Jheronimus Bosch Art Center

Bruegel en Bosch (2)

Hoffman 2019a
Genre: non fiction, art history
Bron: Bossche Kringen, vol. 6, nr. 1 (January 2019), pp. 38-42

Hoffman 2019a

 

“Bruegel en Bosch (2)” (Ed Hoffman) 2019

[in: Bossche Kringen, vol. 6, nr. 1 (January 2019), pp. 38-42]

 

Hoffman compares the Temptations of St Anthony engraving, executed by Pieter van der Heyden after a design of Bruegel (1556) with Bosch’s Lisbon Temptations of St Anthony triptych. At first sight, the engraving is filled with Bosch inventions, but after a closer inspection they all appear to be Bruegelian details, although often related to Bosch’s imagery.

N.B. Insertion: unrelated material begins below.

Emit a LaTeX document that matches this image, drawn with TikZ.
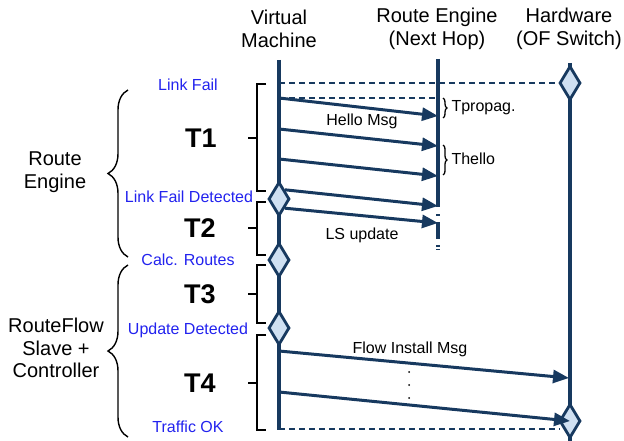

But there is also a difference: with Bosch the saint is literally and figuratively the centre of a deeply religious triptych, whereas the engraving is a commercial product.

 

The same is true for the Dulle Griet (Mad Meg) panel (Antwerp, Museum Mayer van den Bergh), Bruegel’s most Boschian painting. Bosch’s paintings are deeply religious and are meant to decorate an altar or to support intimate private devotion, but Bruegel secularizes (as a result of the changing religious climate).